A week after I received my license, I wrecked my truck. I was careless behind the wheel and earned a $950 body shop bill. My dad paid that for me so I could get my truck fixed - but, he then expected a hundred dollars a month for the next nine months.
I wasn't allowed to have a Nintendo. I found out this week that it was because I wouldn't ever study. They were right. I didn't like to study. But my parents cared about my grades and did what was necessary to ensure that I was learning. For punishment I had to read books.
I also remember learning a little more than school could teach. My sophomore year in high school I was performing poorly in science class. My dad told me that I was a man now and that I was responsible for my grades. I could fail out of high school but then I'd have to deal with those consequences.
I remember my freshman year in college when I overdrew my bank account almost $650! I didn't know, nor did I care, what those really thin pieces of mail from the bank were. I threw them away. My mom was so gracious and helped me out of that bind.
I don't have any college debt mainly due to the sacrifices that they, along with my grandmother, made. I was under the impression that I'd have to pay the money I borrowed from them back. But a year after college, they canceled my debt.
Now - take all of this, along with thousands of other graces I failed to mention, away.
There are millions in our society without caring parents, who live in impoverished neighborhoods and have no real security in life.

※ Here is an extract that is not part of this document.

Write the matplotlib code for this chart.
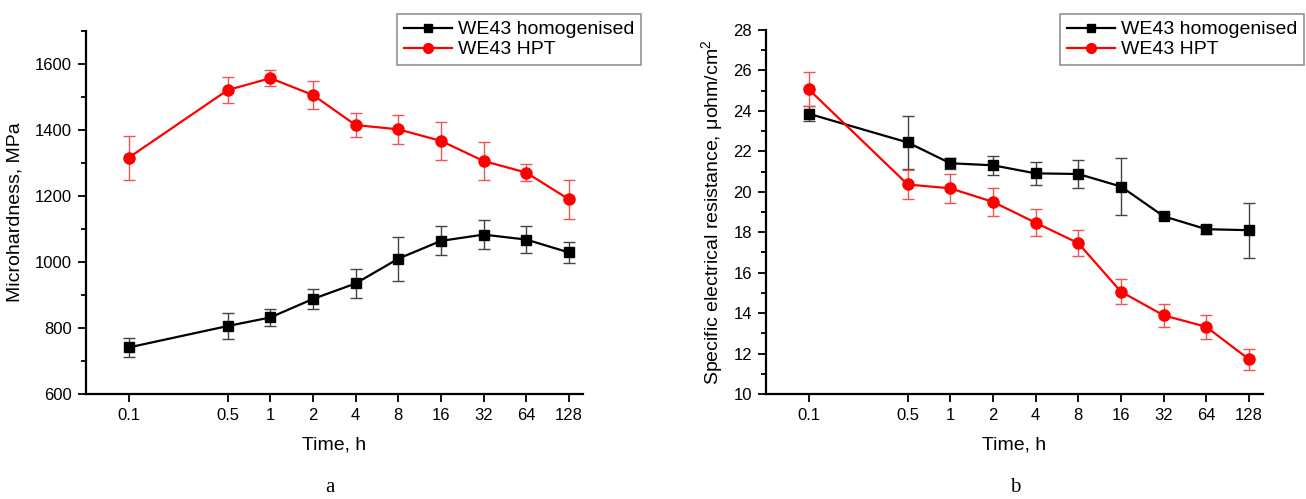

No father. And because mom works so much, no mother either.
No love, kindness, orderliness, or affection felt or taught on a regular basis. Firm handshakes are replaced by many firm slaps. No knowledge of how to use a hammer, drill, or saw - and their hearts are cut wide open.
No foundation of inter-parental love. Mommy and daddy don't love, know, or care about one another any more. Their life is an accident. Everything is separable and unfaithful. Living with mom one day and mom's sister another. Sleeping on someone's bed one day, and on someone's couch another.

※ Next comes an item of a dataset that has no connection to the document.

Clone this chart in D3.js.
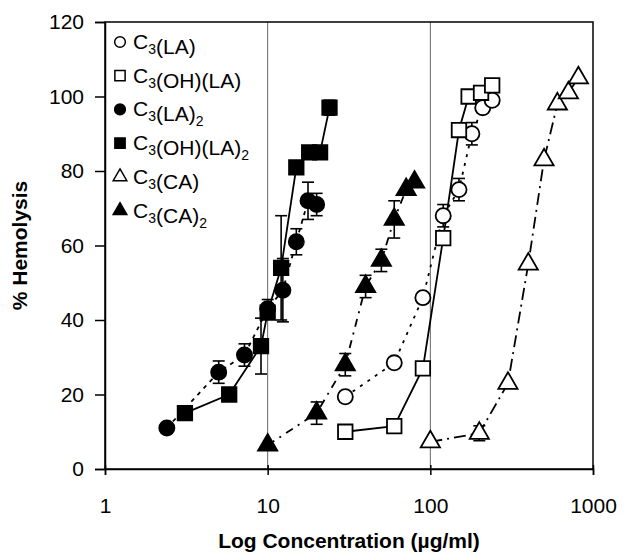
<!DOCTYPE html>
<html>
<head>
<meta charset="utf-8">
<script src="https://cdn.jsdelivr.net/npm/d3@7"></script>
<style>
  body { margin: 0; background: #fff; }
  text { font-family: "Liberation Sans", Arial, sans-serif; }
</style>
</head>
<body>
<svg id="chart" width="625" height="559"></svg>
<script>
// --- données ---
const xTicks = [1, 10, 100, 1000];
const yTicks = [0, 20, 40, 60, 80, 100, 120];

const la_x = [30, 60, 90, 120, 150, 180, 210, 240];
const la_y = [19.4, 28.5, 46, 68, 75, 90, 97, 99];
const la_e = [0, 0, 0, 3, 3, 3, 0, 0];

const ohla_x = [30, 60, 90, 120, 150, 172, 205, 240];
const ohla_y = [10, 11.5, 27, 62, 91, 100, 101, 103];
const ohla_e = [0, 0, 0, 0, 0, 0, 0, 0];

const la2_x = [2.4, 5, 7.2, 10, 12.4, 15, 17.7, 20];
const la2_y = [11, 26, 30.6, 43, 48, 61, 72, 71];
const la2_e = [0, 3, 3, 2.5, 8.5, 3.5, 5, 3];

const ohla2_x = [3.1, 5.8, 9.1, 10, 12.1, 15, 18, 21, 24];
const ohla2_y = [15, 20, 33, 42, 54, 81, 85, 85, 97];
const ohla2_e = [0, 0, 7.5, 0, 14, 0, 0, 0, 2];

const ca_x = [100, 200, 300, 400, 500, 604, 706, 813];
const ca_y = [7.3, 9.6, 23, 55, 83, 98, 101, 105];
const ca_e = [0, 2, 0, 0, 0, 0, 0, 0];

const ca2_x = [10, 20, 30, 40, 50, 60, 71, 80];
const ca2_y = [6.4, 15, 28, 49, 56, 67, 75, 77];
const ca2_e = [0, 3, 3, 3, 3, 5, 0, 0];

const seriesNames = ["C3(LA)", "C3(OH)(LA)", "C3(LA)2", "C3(OH)(LA)2", "C3(CA)", "C3(CA)2"];

// --- mise en page ---
const svg = d3.select("#chart");
const margin = {left: 105, right: 32, top: 22, bottom: 90};
const W = 625, H = 559;

const x = d3.scaleLog().domain([1, 1000]).range([margin.left, W - margin.right]);
const y = d3.scaleLinear().domain([0, 120]).range([H - margin.bottom, margin.top]);

const series = [
  {name: seriesNames[0], xs: la_x, ys: la_y, es: la_e, sym: d3.symbolCircle, fill: "#fff", dash: "3,6"},
  {name: seriesNames[1], xs: ohla_x, ys: ohla_y, es: ohla_e, sym: d3.symbolSquare, fill: "#fff", dash: null},
  {name: seriesNames[2], xs: la2_x, ys: la2_y, es: la2_e, sym: d3.symbolCircle, fill: "#000", dash: "4,5"},
  {name: seriesNames[3], xs: ohla2_x, ys: ohla2_y, es: ohla2_e, sym: d3.symbolSquare, fill: "#000", dash: null},
  {name: seriesNames[4], xs: ca_x, ys: ca_y, es: ca_e, sym: d3.symbolTriangle, fill: "#fff", dash: "12,5,2,5"},
  {name: seriesNames[5], xs: ca2_x, ys: ca2_y, es: ca2_e, sym: d3.symbolTriangle, fill: "#000", dash: "8,6,2,6"}
];
const symSize = {circle: 180, square: 210, triangle: 160};
function sizeOf(sym) {
  if (sym === d3.symbolCircle) return symSize.circle;
  if (sym === d3.symbolSquare) return symSize.square;
  return symSize.triangle;
}

// lignes verticales à 10 et 100
svg.selectAll(".vline")
  .data([10, 100])
  .enter().append("line")
  .attr("x1", d => x(d)).attr("x2", d => x(d))
  .attr("y1", y(120)).attr("y2", y(0))
  .attr("stroke", "#666").attr("stroke-width", 1);

// cadre
svg.append("rect")
  .attr("x", x(1)).attr("y", y(120))
  .attr("width", x(1000) - x(1)).attr("height", y(0) - y(120))
  .attr("fill", "none").attr("stroke", "#000").attr("stroke-width", 1.5);

// axes
const xAxis = svg.append("g")
  .attr("transform", `translate(0,${y(0)})`)
  .call(d3.axisBottom(x).tickValues(xTicks).tickFormat(d3.format("d")).tickSize(6).tickPadding(23));
const yAxis = svg.append("g")
  .attr("transform", `translate(${x(1)},0)`)
  .call(d3.axisLeft(y).tickValues(yTicks).tickSize(10).tickPadding(11));
[xAxis, yAxis].forEach(g => {
  g.select(".domain").attr("stroke-width", 1.5);
  g.selectAll(".tick line").attr("stroke-width", 1.5);
  g.selectAll(".tick text").attr("font-size", 21).attr("font-family", "Liberation Sans, Arial, sans-serif").attr("fill", "#000");
});
xAxis.selectAll(".tick line").attr("y1", -4);

// titres
svg.append("text")
  .attr("x", (x(1) + x(1000)) / 2).attr("y", 548)
  .attr("text-anchor", "middle").attr("font-size", 21).attr("font-weight", "bold")
  .text("Log Concentration (µg/ml)");
svg.append("text")
  .attr("transform", `translate(27,${(y(0) + y(120)) / 2}) rotate(-90)`)
  .attr("text-anchor", "middle").attr("font-size", 21).attr("font-weight", "bold")
  .text("% Hemolysis");

// courbes
const line = d3.line().x(d => x(d[0])).y(d => y(d[1]));
series.forEach(s => {
  const pts = s.xs.map((v, i) => [v, s.ys[i], s.es[i]]);
  svg.append("path")
    .attr("d", line(pts))
    .attr("fill", "none").attr("stroke", "#000").attr("stroke-width", 1.8)
    .attr("stroke-dasharray", s.dash);
  s.pts = pts;
});

// barres d'erreur
series.forEach(s => {
  const g = svg.append("g").attr("stroke", "#000").attr("stroke-width", 1.6);
  s.pts.filter(p => p[2] > 0).forEach(p => {
    const cx = x(p[0]);
    g.append("line").attr("x1", cx).attr("x2", cx).attr("y1", y(p[1] - p[2])).attr("y2", y(p[1] + p[2]));
    [p[1] - p[2], p[1] + p[2]].forEach(v => {
      g.append("line").attr("x1", cx - 6).attr("x2", cx + 6).attr("y1", y(v)).attr("y2", y(v));
    });
  });
});

// marqueurs
series.forEach(s => {
  svg.append("g").selectAll("path")
    .data(s.pts)
    .enter().append("path")
    .attr("d", d3.symbol().type(s.sym).size(sizeOf(s.sym)))
    .attr("transform", d => `translate(${x(d[0])},${y(d[1])})`)
    .attr("fill", s.fill).attr("stroke", "#000").attr("stroke-width", 1.8);
});

// légende
const legend = svg.append("g");
series.forEach((s, i) => {
  const ly = 42 + i * 33.7;
  legend.append("path")
    .attr("d", d3.symbol().type(s.sym).size(sizeOf(s.sym) * 0.5))
    .attr("transform", `translate(120,${ly})`)
    .attr("fill", s.fill).attr("stroke", "#000").attr("stroke-width", 1.5);
  const t = legend.append("text")
    .attr("x", 133).attr("y", ly + 7).attr("font-size", 21);
  // découpage du nom : chiffres en indice
  s.name.split(/(\d)/).filter(p => p !== "").forEach(part => {
    if (/\d/.test(part)) {
      t.append("tspan").attr("font-size", 14).attr("dy", 5).text(part);
      t.append("tspan").attr("dy", -5).text("");
    } else {
      t.append("tspan").text(part);
    }
  });
});
</script>
</body>
</html>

Who will take me? Where will I be tomorrow? What stranger can I expect to meet today? We thought these questions are only for the homeless adults who squandered their lives away; not, for children who are too young to pour milk into their own cereal bowl.
They have an x-box though; and they play it diligently all day, every day. Where else is the escape? Where else can they find the comfort of predictable circumstances?
They are failing math, science, and social studies. No one cares. The school system doesn't care, why should mom? They earn a diploma, but they can't read it.
Don't worry though, the fall won't be worse than their everyday experience. There's no motivation for anyone to move up. Nor is there consistent, intentional, truthful, and careful upward direction. But they are loved - and they have a check to prove it. There's no one to show them that money is rarely indicative of love.
But they have a cell phone.
And after a few months the bill is $650...like mine was when I was a junior in college. Unlike me, they have no one to guide and teach them responsibility. So, they toss the bill and the phone. Creditors call, but get no answer. Later in life, they call a bank for a car loan so they can get to their new job. And they get no answer.
But Pay Day Loans answers! And they charge 50% interest. Deal. Debt. Slavery.
When those shackles come off, both their pockets and their hearts are empty. Desperation sets in. Ideas for action flourish without any moral guidance whatsoever. So, instead of gripping the hammer or saw like our father taught us, he grabs the pistol like his friend taught him. Then, in just a short time, he feels the first intense manly embrace he has felt in a long while. Only it is a man in a uniform with a larger pistol than his own.
He is forced into orderliness by the handcuffs. He gets the first consistent bed in his life - in prison - along with a judgmental eye from those, like you and me, who reached heights he will never see. We read about him in the newspaper. And while we watch him on the side of the road in an orange jump suit, we arrogantly say, "I did it, why can't he?"Or, "Why can't he just get a job like the rest of us?" Or, "I can't believe how lazy his kind are!"
I have no other goal for this post other than to express my own growing awareness that things are not as clean as we'd like. They are more complicated than we think. They are not as easy as it was for us. And it's going to take more understanding than we presently have. Every good thing that we have, or have done, was purchased for us. It is only because of Christ that we can lay our judgments aside, in humble repentance, and direct those less fortunate than we to the One who took our judgment.
The truth is that we all need nothing less than redemption. The problem is that redemption is more bloody than we would like it to be.